Task goal → Return each line containing the string "chart".

Information supplied →
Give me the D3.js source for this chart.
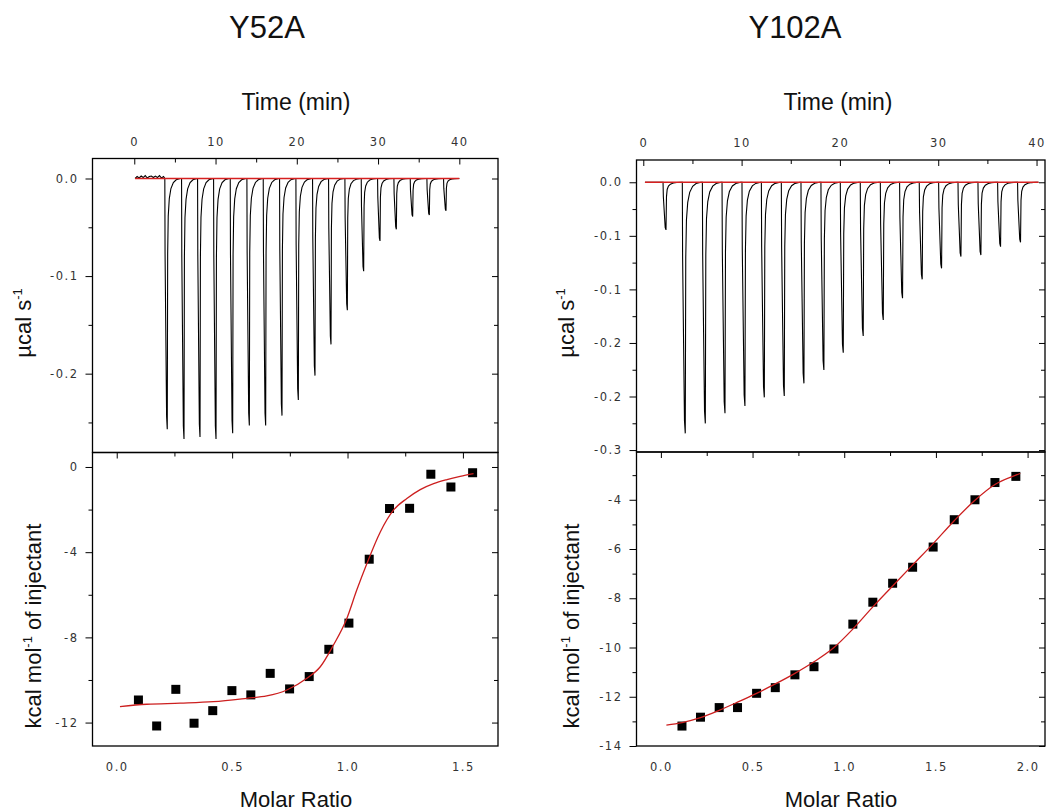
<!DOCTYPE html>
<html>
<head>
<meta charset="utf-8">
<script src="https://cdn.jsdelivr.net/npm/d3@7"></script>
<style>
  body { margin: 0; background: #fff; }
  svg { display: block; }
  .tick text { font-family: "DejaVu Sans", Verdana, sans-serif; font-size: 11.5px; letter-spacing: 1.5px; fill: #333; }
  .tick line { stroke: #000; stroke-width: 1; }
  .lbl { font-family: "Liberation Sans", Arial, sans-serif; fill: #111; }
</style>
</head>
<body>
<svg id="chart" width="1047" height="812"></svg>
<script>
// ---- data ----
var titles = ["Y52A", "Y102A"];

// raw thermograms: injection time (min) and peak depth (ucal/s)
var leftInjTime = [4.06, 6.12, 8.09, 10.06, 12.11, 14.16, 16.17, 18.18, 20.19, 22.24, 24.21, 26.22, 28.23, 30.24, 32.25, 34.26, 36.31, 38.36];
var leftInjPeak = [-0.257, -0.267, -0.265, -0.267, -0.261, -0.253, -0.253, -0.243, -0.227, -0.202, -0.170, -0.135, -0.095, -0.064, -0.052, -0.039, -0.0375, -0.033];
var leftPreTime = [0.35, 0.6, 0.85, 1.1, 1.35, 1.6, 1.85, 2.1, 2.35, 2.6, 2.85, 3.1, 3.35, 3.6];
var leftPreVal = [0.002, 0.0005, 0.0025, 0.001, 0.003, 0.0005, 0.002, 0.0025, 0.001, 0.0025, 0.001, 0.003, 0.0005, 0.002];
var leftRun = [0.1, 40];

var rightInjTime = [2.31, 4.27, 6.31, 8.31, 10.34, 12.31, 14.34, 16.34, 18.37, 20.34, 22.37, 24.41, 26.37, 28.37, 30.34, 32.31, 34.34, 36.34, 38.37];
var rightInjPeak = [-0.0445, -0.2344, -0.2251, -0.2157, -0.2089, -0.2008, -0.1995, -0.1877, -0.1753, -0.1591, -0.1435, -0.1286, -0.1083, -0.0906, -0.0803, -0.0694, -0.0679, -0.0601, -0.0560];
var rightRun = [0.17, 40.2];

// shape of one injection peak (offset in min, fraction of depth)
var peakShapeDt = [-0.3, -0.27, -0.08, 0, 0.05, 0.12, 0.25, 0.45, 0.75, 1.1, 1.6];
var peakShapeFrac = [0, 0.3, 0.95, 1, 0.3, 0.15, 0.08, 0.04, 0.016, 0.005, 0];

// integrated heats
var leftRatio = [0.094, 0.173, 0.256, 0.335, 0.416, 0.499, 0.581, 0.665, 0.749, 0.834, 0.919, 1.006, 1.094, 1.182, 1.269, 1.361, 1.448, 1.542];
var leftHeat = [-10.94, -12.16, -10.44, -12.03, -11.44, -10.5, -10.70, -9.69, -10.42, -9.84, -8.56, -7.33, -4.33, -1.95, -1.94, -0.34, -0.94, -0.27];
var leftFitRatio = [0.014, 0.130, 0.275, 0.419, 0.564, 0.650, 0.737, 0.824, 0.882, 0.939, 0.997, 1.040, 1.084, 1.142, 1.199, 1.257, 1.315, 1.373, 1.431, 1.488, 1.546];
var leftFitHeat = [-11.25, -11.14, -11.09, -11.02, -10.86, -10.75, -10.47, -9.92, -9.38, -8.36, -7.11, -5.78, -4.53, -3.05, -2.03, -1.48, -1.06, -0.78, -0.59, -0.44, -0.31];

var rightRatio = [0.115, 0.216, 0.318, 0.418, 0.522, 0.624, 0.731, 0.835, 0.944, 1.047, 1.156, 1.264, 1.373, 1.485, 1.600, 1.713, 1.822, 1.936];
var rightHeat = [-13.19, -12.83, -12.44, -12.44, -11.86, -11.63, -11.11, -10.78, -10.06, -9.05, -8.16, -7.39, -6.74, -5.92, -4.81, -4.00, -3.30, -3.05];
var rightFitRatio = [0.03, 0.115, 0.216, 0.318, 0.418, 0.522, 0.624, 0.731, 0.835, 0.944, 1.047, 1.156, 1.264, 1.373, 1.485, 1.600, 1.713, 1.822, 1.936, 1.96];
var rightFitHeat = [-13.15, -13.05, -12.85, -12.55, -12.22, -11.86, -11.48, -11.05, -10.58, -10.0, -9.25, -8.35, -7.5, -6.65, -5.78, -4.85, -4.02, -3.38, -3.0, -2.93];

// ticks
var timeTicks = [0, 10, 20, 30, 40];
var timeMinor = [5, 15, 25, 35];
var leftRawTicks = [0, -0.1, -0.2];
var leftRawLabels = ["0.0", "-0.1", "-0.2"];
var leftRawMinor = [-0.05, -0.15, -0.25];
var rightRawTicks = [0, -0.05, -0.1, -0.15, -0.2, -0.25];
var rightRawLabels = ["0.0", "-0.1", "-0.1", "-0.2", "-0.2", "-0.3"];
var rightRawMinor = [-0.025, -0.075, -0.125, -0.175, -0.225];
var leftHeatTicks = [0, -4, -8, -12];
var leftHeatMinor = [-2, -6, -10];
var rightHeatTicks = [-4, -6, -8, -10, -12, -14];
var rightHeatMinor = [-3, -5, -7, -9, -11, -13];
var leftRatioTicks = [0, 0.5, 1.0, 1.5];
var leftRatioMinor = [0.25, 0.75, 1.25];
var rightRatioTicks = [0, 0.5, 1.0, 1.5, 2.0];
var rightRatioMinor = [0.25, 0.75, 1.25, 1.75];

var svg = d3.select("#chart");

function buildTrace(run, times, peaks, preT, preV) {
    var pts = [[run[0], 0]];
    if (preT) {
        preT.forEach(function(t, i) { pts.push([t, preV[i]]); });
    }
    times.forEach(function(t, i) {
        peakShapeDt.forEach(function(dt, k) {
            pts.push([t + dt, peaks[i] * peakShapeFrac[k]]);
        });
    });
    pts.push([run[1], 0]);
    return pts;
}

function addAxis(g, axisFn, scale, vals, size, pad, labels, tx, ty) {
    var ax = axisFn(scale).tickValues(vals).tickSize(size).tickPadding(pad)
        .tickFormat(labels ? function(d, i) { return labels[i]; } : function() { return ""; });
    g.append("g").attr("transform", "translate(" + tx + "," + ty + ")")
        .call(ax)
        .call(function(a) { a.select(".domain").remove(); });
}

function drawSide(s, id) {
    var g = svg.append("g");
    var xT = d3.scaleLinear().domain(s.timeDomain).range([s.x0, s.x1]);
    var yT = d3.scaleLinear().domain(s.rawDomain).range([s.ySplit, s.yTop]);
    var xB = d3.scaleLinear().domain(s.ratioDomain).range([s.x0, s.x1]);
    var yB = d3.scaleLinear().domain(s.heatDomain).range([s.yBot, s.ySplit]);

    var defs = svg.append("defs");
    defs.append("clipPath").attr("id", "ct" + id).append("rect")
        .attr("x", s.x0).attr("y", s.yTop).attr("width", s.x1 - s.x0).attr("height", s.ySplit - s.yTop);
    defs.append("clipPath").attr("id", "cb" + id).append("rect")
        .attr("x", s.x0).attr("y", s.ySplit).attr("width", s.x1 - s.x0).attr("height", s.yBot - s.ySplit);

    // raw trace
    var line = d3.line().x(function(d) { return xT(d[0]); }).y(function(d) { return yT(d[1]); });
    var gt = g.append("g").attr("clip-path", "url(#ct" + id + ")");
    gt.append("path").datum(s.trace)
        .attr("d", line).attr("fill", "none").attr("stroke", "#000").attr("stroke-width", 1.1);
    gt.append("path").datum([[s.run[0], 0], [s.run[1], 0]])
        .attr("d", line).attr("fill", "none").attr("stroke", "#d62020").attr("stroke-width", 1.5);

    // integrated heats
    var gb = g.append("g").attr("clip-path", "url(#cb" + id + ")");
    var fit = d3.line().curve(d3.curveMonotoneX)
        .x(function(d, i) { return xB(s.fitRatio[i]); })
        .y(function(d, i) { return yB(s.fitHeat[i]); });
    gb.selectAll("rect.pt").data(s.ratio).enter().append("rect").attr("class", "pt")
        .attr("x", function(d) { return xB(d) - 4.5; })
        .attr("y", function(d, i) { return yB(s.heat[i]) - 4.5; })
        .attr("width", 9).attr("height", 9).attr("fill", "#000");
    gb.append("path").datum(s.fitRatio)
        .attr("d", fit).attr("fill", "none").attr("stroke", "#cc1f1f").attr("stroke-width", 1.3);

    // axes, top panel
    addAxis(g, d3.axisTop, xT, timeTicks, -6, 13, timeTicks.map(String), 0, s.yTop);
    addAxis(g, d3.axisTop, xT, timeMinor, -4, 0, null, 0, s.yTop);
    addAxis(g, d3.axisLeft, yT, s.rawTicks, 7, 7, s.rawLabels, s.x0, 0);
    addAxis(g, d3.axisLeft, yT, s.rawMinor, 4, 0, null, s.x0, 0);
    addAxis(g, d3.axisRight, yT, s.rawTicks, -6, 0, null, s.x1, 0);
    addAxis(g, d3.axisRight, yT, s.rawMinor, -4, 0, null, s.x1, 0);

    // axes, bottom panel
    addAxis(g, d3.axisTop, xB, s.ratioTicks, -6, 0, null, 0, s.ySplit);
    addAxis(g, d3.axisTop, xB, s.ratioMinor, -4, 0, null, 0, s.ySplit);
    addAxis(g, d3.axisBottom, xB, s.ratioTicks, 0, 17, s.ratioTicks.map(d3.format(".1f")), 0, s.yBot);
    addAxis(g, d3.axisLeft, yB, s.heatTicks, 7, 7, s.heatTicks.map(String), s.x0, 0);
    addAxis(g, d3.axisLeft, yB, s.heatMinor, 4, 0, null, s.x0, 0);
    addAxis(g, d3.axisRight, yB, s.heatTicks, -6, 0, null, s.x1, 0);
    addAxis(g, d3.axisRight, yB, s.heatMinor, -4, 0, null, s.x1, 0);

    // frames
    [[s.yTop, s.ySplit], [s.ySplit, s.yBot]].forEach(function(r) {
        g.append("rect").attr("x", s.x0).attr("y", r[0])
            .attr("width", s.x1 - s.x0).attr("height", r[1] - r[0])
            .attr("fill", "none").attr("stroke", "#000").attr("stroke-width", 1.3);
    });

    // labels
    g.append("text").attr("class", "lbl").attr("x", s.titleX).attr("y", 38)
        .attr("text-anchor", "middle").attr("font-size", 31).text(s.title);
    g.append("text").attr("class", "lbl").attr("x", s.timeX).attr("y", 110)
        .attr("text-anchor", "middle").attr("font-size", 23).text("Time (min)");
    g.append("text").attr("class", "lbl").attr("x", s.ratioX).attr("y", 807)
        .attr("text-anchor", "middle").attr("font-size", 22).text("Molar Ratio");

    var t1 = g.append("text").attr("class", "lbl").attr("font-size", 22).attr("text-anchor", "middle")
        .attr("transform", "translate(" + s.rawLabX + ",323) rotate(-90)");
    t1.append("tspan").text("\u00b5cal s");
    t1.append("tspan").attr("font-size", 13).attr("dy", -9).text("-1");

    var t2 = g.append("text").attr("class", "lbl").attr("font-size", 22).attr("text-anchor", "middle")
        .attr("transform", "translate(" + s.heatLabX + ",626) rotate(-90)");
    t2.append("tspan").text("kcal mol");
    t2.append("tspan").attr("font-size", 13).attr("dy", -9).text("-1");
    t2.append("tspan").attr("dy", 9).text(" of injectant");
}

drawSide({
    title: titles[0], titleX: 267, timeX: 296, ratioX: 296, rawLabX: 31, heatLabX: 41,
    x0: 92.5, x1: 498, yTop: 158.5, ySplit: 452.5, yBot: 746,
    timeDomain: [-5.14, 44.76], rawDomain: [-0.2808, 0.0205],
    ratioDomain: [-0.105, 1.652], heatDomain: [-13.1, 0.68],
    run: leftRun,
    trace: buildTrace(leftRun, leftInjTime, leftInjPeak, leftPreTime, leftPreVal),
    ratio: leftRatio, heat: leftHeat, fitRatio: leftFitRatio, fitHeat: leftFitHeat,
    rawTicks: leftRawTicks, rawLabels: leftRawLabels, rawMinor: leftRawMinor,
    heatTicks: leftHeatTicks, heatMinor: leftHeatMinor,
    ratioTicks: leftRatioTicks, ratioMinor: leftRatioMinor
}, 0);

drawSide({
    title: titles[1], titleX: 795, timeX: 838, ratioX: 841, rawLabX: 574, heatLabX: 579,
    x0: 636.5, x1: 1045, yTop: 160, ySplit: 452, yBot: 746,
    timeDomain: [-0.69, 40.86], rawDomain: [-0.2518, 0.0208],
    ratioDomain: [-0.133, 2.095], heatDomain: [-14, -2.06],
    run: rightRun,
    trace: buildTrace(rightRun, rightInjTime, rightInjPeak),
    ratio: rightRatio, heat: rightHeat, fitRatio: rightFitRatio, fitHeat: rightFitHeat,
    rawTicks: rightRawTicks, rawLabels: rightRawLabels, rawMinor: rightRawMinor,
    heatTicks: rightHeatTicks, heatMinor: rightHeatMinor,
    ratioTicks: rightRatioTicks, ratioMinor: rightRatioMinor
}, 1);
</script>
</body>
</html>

Task response →
Give me the D3.js source for this chart.
<svg id="chart" width="1047" height="812"></svg>
var svg = d3.select("#chart");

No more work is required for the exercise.